Collegiate receives institutional/financial support from Texas A&M University and Blinn College. Each entity had their own HEX numbered color pallets and we wanted to honor them in the re-design process. Their colors are the primary colors of our branding. The secondary colors needed to complement the primary, of course — we felt the baby blue chevron on the crest worked well with the stronger maroon color. The interior building re-design made substantial use of the secondary colors as accents on walls/fabrics/signage.
We simply had to have a school crest. The crest is prep-school chic and that’s a risky move when you are located in central Texas where “pass-interference” is everyone’s first word from the crib. We knew that. We also knew Collegiate is part of the public ISD and elitism, as a rule, is terribly off-putting. We knew a crest might create alienation or confusion in the community, but the crest needed to be part of that visual expression. The latin phrasing ran similar risks, but also seemed to import a “Harry Potter” cool to an otherwise simple design layout. We think it works well and the students went crazy for it. Win!

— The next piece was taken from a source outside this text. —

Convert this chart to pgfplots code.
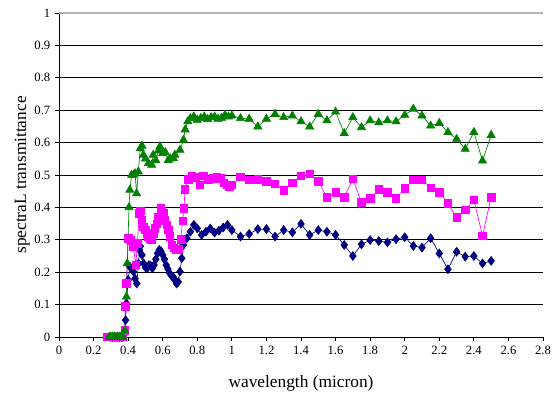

Latin translation: always growing, always learning, always serving
The changes coincided with significant capital investment by the ISD. The building received a much-needed face-lift during the summer of 2016. The messaging and color pallet were integrated into the school culture. New staff were brought up to speed and veteran staff members embraced the messaging they helped create. Lastly, the signage changed to match the quality within the campus — a very big win!
- Courage :
a readiness to persist in thinking or communicating in the face of fear, including fear of embarrassment or failure
- Tenacity :
a willingness to embrace intellectual challenge and struggle — we keep our “eyes on the prize” and we never give up
- Autonomy :
capacity for active, self-directed thinking — we have an ability to think and reason for ourselves
- Curiosity :
a disposition to wonder, ponder, and ask why — we have a thirst for understanding and a desire to explore
- Open-Mindedness :
an ability to think outside the box — we give a fair and honest hearing to competing perspectives
- Humility :
a willingness to own up to one’s intellectual limitations and mistakes — we are unconcerned with intellectual status or prestige
A campus with more school pride and awareness in the community — a jewel of the school district finally looks the part.